Chinese buyers have tended to purchase real estate in established, international markets with large Chinese populations such as Hong Kong, Macau, Singapore, Vancouver, London and Los Angeles. The biggest deals in commercial projects, development sites and “trophy buildings” have been in the US and UK, followed by Singapore, Japan and Australia.

However, potential investors in real estate must consider at what point in the market cycle they are buying, Mr Khatri said.

Many Asian residential markets have been overheated, with values going up in the past three to four years and low yields of only 2% or 3% in some places, he said.

Tightening measures in certain countries are also not likely to be unwound anytime soon, and if interest rates rise in US, this might put additional pressure on capital values, said Mr Khatri.

“Today might not necessarily be the right point in the cycle to be investing in residential property for certain markets in Asia,” he said. “In places like Singapore and Hong Kong, the markets have already peaked and values may even start to come down”

Additionally, he said, international investors should be aware of currency risk in cross-border deals.

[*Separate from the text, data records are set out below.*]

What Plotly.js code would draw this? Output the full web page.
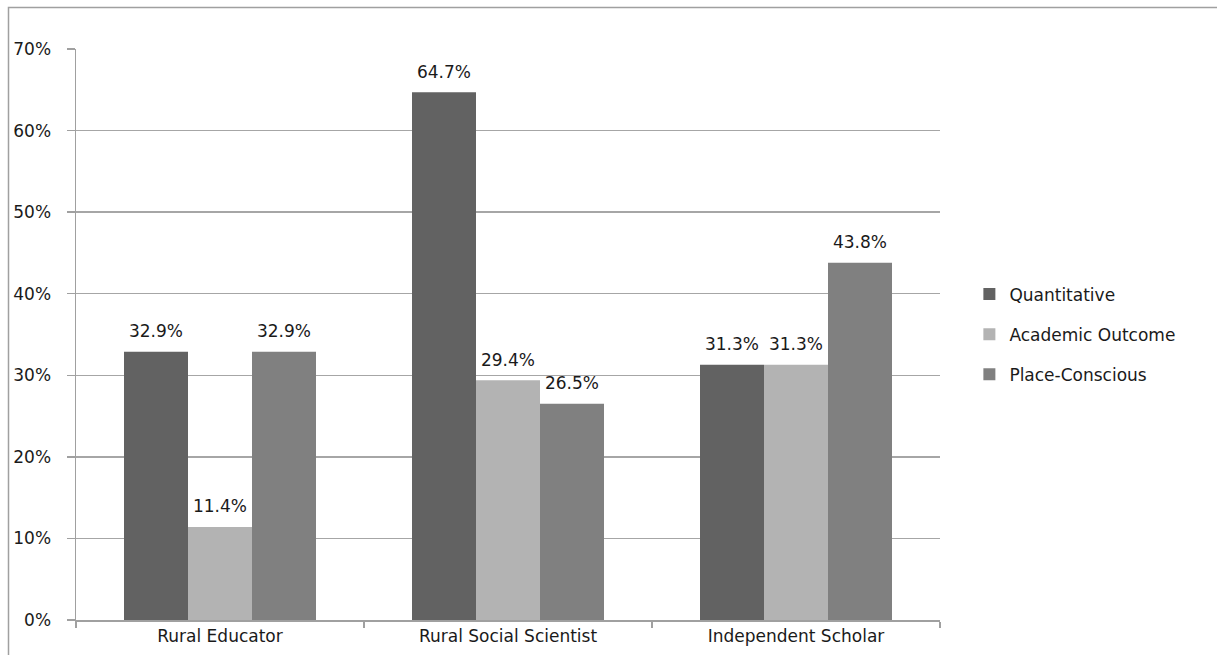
<!DOCTYPE html>
<html>
<head>
<meta charset="utf-8">
<script src="https://cdn.plot.ly/plotly-3.0.1.min.js"></script>
<style>
html,body{margin:0;padding:0;background:#fff;}
#chart{width:1217px;height:655px;}
</style>
</head>
<body>
<div id="chart"></div>
<script>
const categories = ["Rural Educator", "Rural Social Scientist", "Independent Scholar"];
const seriesNames = ["Quantitative", "Academic Outcome", "Place-Conscious"];
const quantitative = [0.329, 0.647, 0.313];
const academicOutcome = [0.114, 0.294, 0.313];
const placeConscious = [0.329, 0.265, 0.438];
const yTickValues = [0, 0.1, 0.2, 0.3, 0.4, 0.5, 0.6, 0.7];
const yTickLabels = ["0%", "10%", "20%", "30%", "40%", "50%", "60%", "70%"];

const colors = ["#626262", "#b3b3b3", "#808080"];
const seriesValues = [quantitative, academicOutcome, placeConscious];
const FONT = "DejaVu Sans";

const barTraces = seriesValues.map((vals, i) => ({
  type: "bar",
  name: seriesNames[i],
  x: categories,
  y: vals,
  legendgroup: "g" + i,
  marker: {color: colors[i], line: {width: 0}},
  hoverinfo: "skip"
}));

const labelTraces = seriesValues.map((vals, i) => ({
  type: "scatter",
  mode: "markers+text",
  x: categories,
  y: vals,
  showlegend: false,
  marker: {size: 15, opacity: 0},
  text: vals.map(v => (v * 100).toFixed(1) + "%"),
  textposition: "top center",
  cliponaxis: false,
  textfont: {family: FONT, size: 17, color: "#1a1a1a"},
  hoverinfo: "skip"
}));

const layout = {
  width: 1217,
  height: 655,
  margin: {l: 76, r: 277, t: 49, b: 35},
  paper_bgcolor: "#ffffff",
  plot_bgcolor: "#ffffff",
  barmode: "group",
  bargap: 0.3333,
  bargroupgap: 0,
  scattermode: "group",
  scattergap: 0.3333,
  showlegend: true,
  font: {family: FONT, size: 16, color: "#1a1a1a"},
  xaxis: {
    type: "category",
    showline: true,
    linecolor: "#a0a0a0",
    linewidth: 1.5,
    ticks: "outside",
    tickson: "boundaries",
    ticklen: 6,
    tickcolor: "#a0a0a0",
    tickwidth: 1.5,
    showgrid: false,
    tickfont: {family: FONT, size: 17, color: "#1a1a1a"},
    fixedrange: true
  },
  yaxis: {
    range: [0, 0.7],
    tickvals: yTickValues,
    ticktext: yTickLabels,
    showline: true,
    linecolor: "#a0a0a0",
    linewidth: 1.5,
    showgrid: true,
    gridcolor: "#a6a6a6",
    gridwidth: 1.5,
    ticks: "outside",
    ticklen: 8,
    tickcolor: "#a0a0a0",
    tickwidth: 1.5,
    ticklabelstandoff: 12,
    zeroline: false,
    tickfont: {family: FONT, size: 17, color: "#1a1a1a"},
    fixedrange: true
  },
  legend: {
    x: 1.034,
    xanchor: "left",
    y: 0.5,
    yanchor: "middle",
    tracegroupgap: 15,
    font: {family: FONT, size: 17, color: "#1a1a1a"},
    bgcolor: "rgba(0,0,0,0)",
    itemwidth: 30
  },
  shapes: [{
    type: "rect",
    xref: "paper", yref: "paper",
    x0: (8.5 - 76) / 864, x1: 1.5,
    y0: -0.5, y1: (620 - 7.5) / 571,
    line: {color: "#a0a0a0", width: 1.5},
    fillcolor: "rgba(0,0,0,0)",
    layer: "below"
  }]
};

Plotly.newPlot("chart", barTraces.concat(labelTraces), layout, {displayModeBar: false, staticPlot: true});
</script>
</body>
</html>
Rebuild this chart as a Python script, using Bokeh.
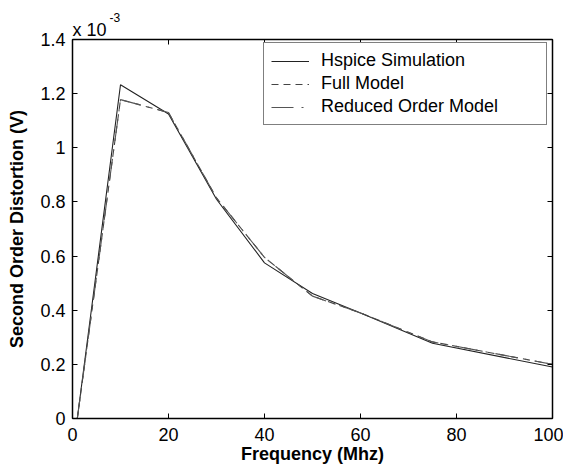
from bokeh.plotting import figure
from bokeh.models import LinearAxis, FixedTicker, Legend, LegendItem, Title, Range1d
from bokeh.embed import file_html
from bokeh.resources import INLINE

# Frequency (MHz)
freq = [1, 10, 20, 30, 40, 50, 60, 75, 100]
# Second order distortion, in units of 1e-3 V
hspice = [0.0, 1.233, 1.125, 0.81, 0.575, 0.462, 0.39, 0.278, 0.19]
full_model = [0.0, 1.178, 1.13, 0.815, 0.595, 0.452, 0.39, 0.283, 0.20]
reduced_model = [0.0, 1.178, 1.13, 0.815, 0.595, 0.452, 0.39, 0.283, 0.20]

x_ticks = [0, 20, 40, 60, 80, 100]
y_ticks = [0, 0.2, 0.4, 0.6, 0.8, 1.0, 1.2, 1.4]
y_tick_labels = {0: "0", 0.2: "0.2", 0.4: "0.4", 0.6: "0.6", 0.8: "0.8", 1.0: "1", 1.2: "1.2", 1.4: "1.4"}

FONT = "Liberation Sans"

p = figure(output_backend="svg", toolbar_location=None, title=None,
           frame_width=480, frame_height=379,
           min_border_left=72, min_border_right=11, min_border_top=39, min_border_bottom=50,
           x_range=Range1d(0, 100), y_range=Range1d(0, 1.4))
p.grid.visible = False
p.outline_line_color = "black"
p.outline_line_width = 1
p.background_fill_color = "white"
p.border_fill_color = "white"

r1 = p.line(freq, hspice, line_color="#222222", line_width=1.1)
r2 = p.line(freq, full_model, line_color="#444444", line_width=1.1, line_dash="7 5")
r3 = p.line(freq, reduced_model, line_color="#555555", line_width=1.1, line_dash="22 8 2 8")

def style_axis(ax, labels=True):
    ax.major_tick_in = 5
    ax.major_tick_out = 0
    ax.minor_tick_in = 0
    ax.minor_tick_out = 0
    ax.axis_line_color = "black"
    ax.axis_line_width = 1.5
    ax.major_tick_line_color = "black"
    if labels:
        ax.major_label_text_font = FONT
        ax.major_label_text_font_size = "18px"
        ax.major_label_text_color = "black"
    else:
        ax.major_label_text_font_size = "0px"
        ax.major_label_text_alpha = 0
        ax.major_label_standoff = 0

xa = p.xaxis[0]
xa.ticker = FixedTicker(ticks=x_ticks)
style_axis(xa)
xa.major_label_standoff = 9
xa.axis_label = "Frequency (Mhz)"
xa.axis_label_text_font = FONT
xa.axis_label_text_font_style = "bold"
xa.axis_label_text_font_size = "18px"
xa.axis_label_text_color = "black"
xa.axis_label_standoff = 0

ya = p.yaxis[0]
ya.ticker = FixedTicker(ticks=y_ticks)
ya.major_label_overrides = y_tick_labels
style_axis(ya)
ya.major_label_standoff = 7
ya.axis_label = "Second Order Distortion (V)"
ya.axis_label_text_font = FONT
ya.axis_label_text_font_style = "bold"
ya.axis_label_text_font_size = "18px"
ya.axis_label_text_color = "black"
ya.axis_label_standoff = 10

ra = LinearAxis(ticker=FixedTicker(ticks=y_ticks))
style_axis(ra, labels=False)
p.add_layout(ra, "right")
ta = LinearAxis(ticker=FixedTicker(ticks=x_ticks))
style_axis(ta, labels=False)
p.add_layout(ta, "above")

t1 = Title(text="x 10", align="left", offset=0, standoff=0, text_font=FONT,
           text_font_size="18px", text_font_style="normal", text_color="black")
p.add_layout(t1, "above")
t2 = Title(text="-3", align="left", offset=37, standoff=-8, text_font=FONT,
           text_font_size="12px", text_font_style="normal", text_color="black")
p.add_layout(t2, "above")

legend = Legend(items=[LegendItem(label="Hspice Simulation", renderers=[r1]),
                       LegendItem(label="Full Model", renderers=[r2]),
                       LegendItem(label="Reduced Order Model", renderers=[r3])],
                location=(191, 293))
legend.label_text_font = FONT
legend.label_text_font_size = "18px"
legend.label_text_color = "black"
legend.glyph_width = 38
legend.glyph_height = 20
legend.label_height = 20
legend.label_width = 218
legend.label_standoff = 12
legend.spacing = 2
legend.padding = 7
legend.margin = 0
legend.border_line_color = "black"
legend.border_line_width = 1
legend.background_fill_alpha = 1
p.add_layout(legend)

open("out.html", "w").write(file_html(p, INLINE))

“What might be a return on property in sterling terms might be very different once it’s converted back into local currency,” he said, adding that the UK market has been attractive in recent years because the pound has been weak.

Mr Khatri said that where investors choose to put their money depends on what they want out of the investment.

“Are you looking for income to be generated? Are you looking for capital appreciation? In major cities, which are supply-constrained, the capital appreciation element might be quite large; conversely the income component might be quite small.”

Mr Khatri says most investors are looking for long-term investments, lasting at least five years. With typically high transaction costs and taxes, it is unusual to invest short-term in residential or commercial property, he said.